GIVEN TASK:
Of all the lines in the data below, how many contain "this"? Report that number alone.

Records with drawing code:
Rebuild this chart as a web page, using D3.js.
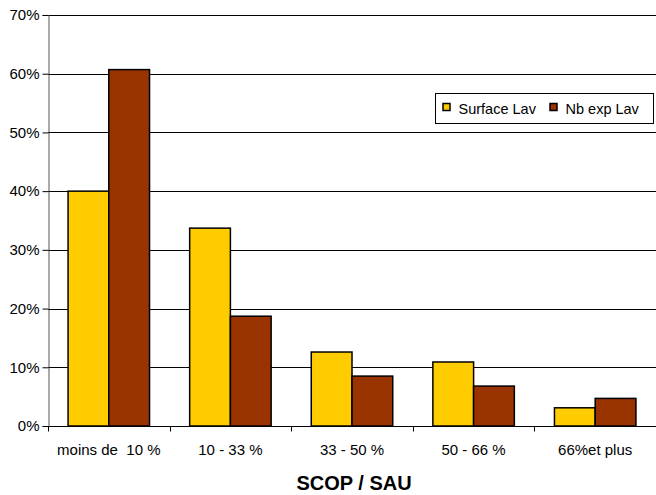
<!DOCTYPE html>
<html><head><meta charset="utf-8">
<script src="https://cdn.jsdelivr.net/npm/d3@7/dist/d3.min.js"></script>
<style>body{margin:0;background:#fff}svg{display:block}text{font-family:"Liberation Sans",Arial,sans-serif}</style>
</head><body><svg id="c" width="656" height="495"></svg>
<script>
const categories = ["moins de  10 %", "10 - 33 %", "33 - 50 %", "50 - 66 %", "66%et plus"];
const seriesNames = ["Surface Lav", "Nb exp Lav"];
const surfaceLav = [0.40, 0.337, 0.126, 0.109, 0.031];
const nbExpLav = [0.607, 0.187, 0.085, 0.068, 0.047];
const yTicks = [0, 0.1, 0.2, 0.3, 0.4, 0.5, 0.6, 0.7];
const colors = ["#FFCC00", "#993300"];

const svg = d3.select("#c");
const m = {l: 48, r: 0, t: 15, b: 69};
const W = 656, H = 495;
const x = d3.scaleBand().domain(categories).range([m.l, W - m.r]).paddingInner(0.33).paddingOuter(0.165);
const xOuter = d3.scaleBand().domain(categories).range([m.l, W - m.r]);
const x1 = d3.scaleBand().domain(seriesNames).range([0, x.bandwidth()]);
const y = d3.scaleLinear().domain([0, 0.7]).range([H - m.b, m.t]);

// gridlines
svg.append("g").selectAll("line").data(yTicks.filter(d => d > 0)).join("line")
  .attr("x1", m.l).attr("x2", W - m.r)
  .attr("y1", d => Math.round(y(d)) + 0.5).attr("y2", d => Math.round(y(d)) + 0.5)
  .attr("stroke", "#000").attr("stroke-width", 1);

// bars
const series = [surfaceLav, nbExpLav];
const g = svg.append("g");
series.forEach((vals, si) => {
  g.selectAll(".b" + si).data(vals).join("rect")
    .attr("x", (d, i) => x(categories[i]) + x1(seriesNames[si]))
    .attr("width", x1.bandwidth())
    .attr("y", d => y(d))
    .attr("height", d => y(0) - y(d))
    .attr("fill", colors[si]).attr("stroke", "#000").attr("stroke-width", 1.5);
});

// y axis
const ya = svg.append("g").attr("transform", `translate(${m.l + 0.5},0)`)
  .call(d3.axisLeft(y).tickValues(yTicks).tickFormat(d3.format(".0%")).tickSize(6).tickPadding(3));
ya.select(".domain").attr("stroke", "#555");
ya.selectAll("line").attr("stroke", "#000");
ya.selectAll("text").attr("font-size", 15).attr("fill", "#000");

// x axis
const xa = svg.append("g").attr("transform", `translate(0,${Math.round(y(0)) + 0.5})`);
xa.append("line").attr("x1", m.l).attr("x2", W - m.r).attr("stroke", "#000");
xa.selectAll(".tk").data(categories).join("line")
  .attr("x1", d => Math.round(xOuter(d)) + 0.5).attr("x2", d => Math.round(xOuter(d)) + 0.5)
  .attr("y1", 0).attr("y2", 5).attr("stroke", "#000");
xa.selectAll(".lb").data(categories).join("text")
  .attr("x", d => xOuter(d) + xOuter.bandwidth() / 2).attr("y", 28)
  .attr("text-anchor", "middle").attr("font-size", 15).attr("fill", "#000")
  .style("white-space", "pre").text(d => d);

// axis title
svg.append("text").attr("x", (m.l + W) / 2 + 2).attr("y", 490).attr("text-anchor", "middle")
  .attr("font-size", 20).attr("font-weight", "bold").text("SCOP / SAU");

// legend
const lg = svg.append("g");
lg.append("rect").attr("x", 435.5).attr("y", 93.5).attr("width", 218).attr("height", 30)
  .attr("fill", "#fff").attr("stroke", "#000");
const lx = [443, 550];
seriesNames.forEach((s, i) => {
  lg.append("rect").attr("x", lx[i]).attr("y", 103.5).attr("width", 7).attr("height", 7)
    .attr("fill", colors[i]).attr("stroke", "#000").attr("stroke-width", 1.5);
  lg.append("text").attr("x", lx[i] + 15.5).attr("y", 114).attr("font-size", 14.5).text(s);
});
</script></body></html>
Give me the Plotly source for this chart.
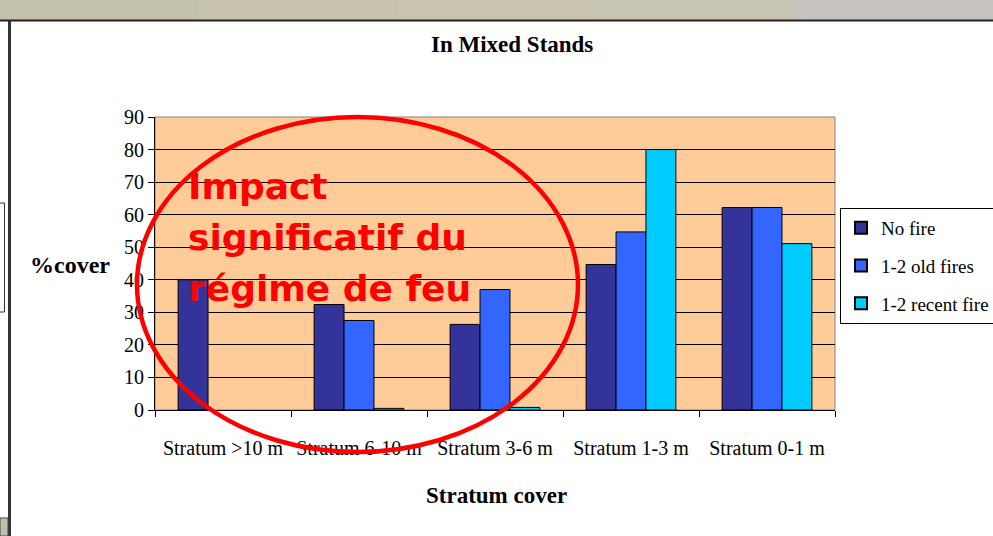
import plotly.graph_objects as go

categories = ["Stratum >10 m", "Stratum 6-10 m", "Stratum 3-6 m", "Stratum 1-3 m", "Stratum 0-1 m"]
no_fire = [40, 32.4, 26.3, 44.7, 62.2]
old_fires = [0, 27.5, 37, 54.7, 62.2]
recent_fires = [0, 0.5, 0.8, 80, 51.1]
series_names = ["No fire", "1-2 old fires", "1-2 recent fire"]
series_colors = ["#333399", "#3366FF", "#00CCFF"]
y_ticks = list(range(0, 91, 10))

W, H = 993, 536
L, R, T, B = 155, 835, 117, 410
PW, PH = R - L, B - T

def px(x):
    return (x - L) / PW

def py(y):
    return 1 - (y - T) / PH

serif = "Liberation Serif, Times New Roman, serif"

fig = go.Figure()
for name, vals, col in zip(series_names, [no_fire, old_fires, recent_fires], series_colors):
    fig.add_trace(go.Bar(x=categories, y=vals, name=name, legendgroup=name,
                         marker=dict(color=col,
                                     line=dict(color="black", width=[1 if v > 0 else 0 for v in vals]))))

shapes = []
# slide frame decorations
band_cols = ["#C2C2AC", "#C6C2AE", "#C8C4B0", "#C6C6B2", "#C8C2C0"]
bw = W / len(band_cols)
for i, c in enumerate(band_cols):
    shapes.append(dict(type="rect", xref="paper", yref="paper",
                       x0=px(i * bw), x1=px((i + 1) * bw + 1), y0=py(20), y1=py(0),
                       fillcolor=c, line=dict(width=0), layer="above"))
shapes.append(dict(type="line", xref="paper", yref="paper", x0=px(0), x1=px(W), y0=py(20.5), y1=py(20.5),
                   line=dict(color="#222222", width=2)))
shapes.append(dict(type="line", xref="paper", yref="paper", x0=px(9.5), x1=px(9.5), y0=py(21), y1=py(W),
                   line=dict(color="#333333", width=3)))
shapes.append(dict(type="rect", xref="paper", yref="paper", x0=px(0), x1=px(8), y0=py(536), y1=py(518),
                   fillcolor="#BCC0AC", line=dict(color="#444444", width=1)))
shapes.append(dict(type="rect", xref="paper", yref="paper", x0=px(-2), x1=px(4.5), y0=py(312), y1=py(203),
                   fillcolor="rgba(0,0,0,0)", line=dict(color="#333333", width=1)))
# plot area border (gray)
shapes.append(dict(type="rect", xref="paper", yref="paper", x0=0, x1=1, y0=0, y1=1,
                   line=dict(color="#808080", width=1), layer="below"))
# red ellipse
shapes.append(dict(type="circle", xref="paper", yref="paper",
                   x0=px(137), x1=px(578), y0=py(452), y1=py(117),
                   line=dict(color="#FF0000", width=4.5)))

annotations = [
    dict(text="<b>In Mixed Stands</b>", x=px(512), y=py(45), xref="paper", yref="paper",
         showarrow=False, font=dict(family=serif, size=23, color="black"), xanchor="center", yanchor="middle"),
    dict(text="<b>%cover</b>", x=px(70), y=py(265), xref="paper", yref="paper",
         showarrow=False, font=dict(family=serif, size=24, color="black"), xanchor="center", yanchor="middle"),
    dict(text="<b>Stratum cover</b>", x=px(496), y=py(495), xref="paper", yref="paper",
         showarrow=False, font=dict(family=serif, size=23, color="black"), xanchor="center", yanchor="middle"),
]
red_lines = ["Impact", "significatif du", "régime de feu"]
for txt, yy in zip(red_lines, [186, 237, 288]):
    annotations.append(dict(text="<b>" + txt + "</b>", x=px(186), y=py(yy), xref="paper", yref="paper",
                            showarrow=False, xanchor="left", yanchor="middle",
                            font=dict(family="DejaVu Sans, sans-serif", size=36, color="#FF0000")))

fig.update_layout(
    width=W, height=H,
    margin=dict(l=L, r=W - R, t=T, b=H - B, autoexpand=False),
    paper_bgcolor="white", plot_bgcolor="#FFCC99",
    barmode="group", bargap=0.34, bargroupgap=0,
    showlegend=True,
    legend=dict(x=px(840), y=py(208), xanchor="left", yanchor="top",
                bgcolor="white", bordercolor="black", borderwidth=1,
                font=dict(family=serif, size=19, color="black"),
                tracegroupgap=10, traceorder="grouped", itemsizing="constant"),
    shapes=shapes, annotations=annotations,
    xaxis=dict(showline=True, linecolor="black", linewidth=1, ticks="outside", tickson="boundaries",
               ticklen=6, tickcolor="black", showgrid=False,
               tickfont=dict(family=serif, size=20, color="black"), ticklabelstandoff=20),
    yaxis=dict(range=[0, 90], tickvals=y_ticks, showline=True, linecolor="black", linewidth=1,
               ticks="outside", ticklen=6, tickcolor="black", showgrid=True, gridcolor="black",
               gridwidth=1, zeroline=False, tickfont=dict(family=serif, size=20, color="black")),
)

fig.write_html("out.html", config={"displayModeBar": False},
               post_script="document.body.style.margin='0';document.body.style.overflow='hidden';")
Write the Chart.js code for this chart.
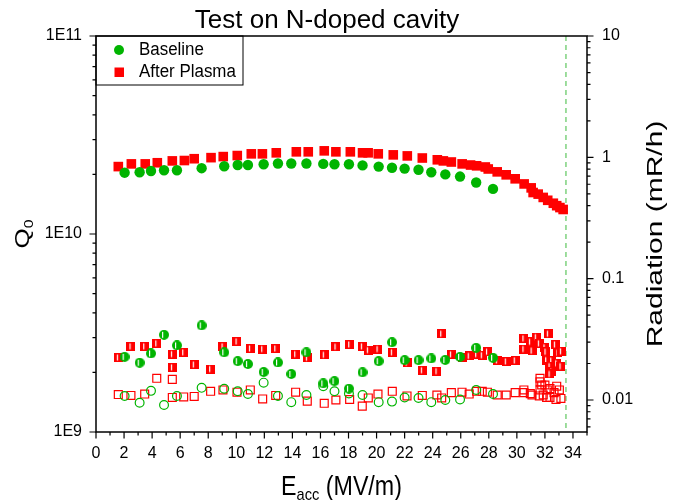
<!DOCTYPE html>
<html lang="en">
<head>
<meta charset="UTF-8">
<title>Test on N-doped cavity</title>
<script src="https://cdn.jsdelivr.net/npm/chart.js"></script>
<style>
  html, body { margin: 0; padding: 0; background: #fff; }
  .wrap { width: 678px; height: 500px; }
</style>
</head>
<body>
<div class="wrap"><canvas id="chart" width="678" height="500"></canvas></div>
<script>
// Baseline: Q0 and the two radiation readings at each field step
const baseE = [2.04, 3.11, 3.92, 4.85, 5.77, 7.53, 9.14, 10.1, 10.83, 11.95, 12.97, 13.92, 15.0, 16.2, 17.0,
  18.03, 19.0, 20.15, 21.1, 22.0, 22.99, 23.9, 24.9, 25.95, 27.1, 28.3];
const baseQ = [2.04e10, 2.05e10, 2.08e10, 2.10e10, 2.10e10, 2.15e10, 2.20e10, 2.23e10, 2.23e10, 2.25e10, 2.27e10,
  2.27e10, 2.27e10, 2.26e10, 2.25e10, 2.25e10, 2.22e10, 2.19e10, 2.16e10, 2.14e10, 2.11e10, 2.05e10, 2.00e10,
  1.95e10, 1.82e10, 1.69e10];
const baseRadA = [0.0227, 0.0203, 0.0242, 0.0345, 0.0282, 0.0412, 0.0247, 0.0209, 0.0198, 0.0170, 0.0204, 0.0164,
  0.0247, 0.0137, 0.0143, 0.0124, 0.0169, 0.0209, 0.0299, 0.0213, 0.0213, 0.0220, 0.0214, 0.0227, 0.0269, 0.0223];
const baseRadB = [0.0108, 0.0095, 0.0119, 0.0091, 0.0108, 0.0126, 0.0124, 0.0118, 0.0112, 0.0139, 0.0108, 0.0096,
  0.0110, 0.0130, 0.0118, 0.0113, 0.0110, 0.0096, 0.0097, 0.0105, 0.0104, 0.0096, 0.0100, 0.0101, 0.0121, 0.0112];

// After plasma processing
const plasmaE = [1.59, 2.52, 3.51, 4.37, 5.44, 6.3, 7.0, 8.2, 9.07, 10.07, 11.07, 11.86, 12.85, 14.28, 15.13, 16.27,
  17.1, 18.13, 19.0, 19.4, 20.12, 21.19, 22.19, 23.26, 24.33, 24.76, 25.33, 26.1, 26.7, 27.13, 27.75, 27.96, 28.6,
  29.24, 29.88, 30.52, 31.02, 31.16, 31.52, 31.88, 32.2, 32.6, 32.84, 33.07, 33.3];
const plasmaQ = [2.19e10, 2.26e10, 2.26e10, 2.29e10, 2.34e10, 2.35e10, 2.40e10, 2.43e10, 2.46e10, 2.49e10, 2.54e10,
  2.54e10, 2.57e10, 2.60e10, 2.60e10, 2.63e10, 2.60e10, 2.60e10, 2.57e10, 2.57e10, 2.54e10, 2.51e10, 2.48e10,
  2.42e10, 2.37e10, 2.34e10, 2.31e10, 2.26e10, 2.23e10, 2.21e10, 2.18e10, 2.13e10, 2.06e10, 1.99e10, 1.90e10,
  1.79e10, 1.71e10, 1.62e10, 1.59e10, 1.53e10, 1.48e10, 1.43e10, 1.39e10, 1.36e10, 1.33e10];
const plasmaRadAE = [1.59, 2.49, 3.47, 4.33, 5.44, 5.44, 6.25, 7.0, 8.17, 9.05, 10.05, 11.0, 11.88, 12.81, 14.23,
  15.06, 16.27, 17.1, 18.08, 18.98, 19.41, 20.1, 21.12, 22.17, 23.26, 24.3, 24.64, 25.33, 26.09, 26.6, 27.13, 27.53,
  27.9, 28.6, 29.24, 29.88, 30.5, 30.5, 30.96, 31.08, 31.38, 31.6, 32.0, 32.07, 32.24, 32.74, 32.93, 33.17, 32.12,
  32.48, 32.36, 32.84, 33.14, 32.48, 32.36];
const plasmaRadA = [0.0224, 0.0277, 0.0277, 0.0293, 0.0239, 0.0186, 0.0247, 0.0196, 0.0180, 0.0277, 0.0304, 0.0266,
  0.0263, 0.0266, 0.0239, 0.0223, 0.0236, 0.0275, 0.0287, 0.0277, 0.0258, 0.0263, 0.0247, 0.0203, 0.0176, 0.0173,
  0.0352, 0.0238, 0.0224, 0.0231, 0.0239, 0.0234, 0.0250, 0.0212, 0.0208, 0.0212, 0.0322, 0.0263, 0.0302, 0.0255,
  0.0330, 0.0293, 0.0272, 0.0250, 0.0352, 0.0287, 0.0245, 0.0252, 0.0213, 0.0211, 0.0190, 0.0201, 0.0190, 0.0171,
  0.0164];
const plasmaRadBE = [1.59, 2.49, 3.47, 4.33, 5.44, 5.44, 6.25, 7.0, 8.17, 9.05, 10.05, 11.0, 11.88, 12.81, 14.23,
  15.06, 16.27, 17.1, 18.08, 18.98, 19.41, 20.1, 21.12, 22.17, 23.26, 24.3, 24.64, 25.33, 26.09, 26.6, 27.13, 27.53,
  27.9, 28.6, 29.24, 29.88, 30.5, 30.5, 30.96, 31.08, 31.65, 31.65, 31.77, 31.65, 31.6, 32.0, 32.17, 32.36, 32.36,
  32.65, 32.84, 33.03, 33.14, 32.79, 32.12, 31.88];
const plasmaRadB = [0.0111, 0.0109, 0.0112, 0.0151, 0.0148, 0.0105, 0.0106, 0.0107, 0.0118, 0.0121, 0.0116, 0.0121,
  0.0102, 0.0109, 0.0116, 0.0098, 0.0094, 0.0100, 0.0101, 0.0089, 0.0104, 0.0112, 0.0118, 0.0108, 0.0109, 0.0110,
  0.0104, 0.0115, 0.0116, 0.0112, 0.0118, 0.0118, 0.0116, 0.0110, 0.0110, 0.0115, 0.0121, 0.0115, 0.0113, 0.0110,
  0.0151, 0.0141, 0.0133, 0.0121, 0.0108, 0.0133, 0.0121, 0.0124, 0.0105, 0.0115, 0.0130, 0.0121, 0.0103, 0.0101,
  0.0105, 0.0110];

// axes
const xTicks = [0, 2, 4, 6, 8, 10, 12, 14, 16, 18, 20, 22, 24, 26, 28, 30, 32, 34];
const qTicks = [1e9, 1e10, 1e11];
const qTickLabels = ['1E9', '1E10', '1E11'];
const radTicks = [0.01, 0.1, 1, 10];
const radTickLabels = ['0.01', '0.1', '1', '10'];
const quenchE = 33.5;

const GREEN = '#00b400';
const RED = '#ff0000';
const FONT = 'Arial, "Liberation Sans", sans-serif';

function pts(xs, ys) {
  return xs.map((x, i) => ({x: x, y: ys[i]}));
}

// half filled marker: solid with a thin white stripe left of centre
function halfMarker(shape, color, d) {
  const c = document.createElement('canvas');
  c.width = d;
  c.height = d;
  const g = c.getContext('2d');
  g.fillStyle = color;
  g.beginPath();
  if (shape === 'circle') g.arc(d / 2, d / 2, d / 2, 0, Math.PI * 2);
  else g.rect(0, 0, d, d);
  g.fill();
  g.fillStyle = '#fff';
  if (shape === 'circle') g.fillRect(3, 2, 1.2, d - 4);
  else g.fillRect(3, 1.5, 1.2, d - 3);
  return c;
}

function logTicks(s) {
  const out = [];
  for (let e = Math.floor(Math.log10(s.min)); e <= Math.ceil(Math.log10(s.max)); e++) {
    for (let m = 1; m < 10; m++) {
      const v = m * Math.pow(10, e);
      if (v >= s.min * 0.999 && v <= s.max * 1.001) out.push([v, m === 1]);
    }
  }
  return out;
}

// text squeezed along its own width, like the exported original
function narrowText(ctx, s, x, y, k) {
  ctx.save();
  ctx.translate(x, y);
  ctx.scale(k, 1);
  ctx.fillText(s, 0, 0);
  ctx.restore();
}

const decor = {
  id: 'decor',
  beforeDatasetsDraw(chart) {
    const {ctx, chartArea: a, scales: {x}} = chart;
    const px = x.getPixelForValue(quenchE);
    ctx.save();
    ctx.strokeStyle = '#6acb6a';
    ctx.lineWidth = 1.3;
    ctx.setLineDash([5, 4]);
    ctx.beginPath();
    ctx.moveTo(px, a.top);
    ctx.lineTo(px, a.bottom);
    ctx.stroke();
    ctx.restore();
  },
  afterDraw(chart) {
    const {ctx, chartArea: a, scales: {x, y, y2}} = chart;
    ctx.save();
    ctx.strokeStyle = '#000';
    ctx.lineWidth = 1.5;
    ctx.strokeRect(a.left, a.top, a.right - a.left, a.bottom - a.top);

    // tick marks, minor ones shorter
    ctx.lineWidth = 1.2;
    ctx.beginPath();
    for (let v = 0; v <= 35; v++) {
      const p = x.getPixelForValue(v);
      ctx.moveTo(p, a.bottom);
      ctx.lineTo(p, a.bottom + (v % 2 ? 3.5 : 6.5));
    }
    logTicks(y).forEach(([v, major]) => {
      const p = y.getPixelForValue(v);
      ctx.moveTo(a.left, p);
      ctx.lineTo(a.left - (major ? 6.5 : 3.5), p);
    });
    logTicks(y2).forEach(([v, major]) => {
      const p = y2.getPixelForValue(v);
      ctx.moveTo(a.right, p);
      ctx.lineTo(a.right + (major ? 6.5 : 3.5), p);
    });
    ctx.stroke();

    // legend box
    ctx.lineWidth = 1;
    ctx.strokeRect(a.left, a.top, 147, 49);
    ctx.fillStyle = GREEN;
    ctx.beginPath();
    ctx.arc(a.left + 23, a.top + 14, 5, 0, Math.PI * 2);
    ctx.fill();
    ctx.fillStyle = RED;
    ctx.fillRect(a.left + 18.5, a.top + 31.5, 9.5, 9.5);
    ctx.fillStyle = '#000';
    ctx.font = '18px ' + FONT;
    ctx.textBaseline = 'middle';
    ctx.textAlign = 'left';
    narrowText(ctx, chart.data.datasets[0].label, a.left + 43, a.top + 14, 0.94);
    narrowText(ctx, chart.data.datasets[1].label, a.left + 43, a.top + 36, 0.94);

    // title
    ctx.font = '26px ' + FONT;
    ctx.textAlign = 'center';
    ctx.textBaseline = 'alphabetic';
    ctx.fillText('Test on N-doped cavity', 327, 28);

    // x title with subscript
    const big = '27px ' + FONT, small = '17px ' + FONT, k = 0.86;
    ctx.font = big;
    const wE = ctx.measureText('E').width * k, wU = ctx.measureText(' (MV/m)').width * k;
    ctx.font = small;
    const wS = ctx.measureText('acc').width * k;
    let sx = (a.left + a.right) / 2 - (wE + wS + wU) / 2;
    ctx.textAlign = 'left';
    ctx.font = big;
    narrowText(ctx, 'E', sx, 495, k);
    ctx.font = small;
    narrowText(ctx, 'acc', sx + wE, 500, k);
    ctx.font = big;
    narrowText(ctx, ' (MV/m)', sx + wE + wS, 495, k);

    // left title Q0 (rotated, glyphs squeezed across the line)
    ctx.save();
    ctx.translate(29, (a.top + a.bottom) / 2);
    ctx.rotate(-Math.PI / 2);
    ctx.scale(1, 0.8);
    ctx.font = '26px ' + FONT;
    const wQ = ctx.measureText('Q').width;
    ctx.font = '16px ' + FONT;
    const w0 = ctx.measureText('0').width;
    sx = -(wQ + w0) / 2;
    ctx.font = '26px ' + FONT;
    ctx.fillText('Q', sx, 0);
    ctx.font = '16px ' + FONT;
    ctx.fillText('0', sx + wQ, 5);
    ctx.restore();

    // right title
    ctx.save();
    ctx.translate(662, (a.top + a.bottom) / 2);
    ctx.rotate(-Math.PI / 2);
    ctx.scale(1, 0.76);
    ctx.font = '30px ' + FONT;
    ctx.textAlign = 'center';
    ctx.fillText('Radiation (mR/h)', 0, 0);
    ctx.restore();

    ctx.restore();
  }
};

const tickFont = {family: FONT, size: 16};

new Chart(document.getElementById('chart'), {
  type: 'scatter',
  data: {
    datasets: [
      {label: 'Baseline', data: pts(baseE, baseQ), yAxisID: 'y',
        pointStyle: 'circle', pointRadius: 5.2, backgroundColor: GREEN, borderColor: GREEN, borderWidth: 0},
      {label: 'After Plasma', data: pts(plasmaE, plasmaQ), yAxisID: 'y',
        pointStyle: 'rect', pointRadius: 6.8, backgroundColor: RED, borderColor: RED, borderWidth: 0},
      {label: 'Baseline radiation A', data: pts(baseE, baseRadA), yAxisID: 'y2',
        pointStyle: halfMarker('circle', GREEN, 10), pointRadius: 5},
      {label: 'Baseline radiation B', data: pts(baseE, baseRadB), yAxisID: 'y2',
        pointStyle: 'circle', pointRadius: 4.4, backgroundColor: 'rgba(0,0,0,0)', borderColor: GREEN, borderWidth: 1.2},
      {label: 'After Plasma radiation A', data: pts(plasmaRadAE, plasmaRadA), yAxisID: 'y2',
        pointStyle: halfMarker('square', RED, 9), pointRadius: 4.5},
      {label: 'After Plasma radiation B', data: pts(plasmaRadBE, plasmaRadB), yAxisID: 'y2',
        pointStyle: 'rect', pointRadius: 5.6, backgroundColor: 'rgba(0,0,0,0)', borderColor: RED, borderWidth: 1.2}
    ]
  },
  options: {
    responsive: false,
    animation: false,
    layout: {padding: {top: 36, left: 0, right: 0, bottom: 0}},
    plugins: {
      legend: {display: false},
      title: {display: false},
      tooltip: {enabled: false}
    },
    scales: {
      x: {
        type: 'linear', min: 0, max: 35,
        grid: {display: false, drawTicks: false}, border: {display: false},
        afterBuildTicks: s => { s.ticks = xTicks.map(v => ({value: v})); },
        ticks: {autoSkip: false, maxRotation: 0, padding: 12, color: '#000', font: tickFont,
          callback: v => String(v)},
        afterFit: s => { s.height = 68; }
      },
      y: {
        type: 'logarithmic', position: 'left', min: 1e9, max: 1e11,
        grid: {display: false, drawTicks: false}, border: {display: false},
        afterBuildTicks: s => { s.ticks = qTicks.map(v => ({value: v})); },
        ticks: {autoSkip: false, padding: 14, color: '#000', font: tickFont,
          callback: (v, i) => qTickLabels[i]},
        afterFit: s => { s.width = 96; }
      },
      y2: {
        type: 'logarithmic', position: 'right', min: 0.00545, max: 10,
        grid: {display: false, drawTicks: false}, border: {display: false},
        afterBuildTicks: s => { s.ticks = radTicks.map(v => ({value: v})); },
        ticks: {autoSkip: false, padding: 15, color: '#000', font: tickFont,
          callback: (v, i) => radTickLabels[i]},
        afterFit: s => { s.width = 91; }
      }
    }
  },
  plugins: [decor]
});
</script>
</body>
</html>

REPLY:
3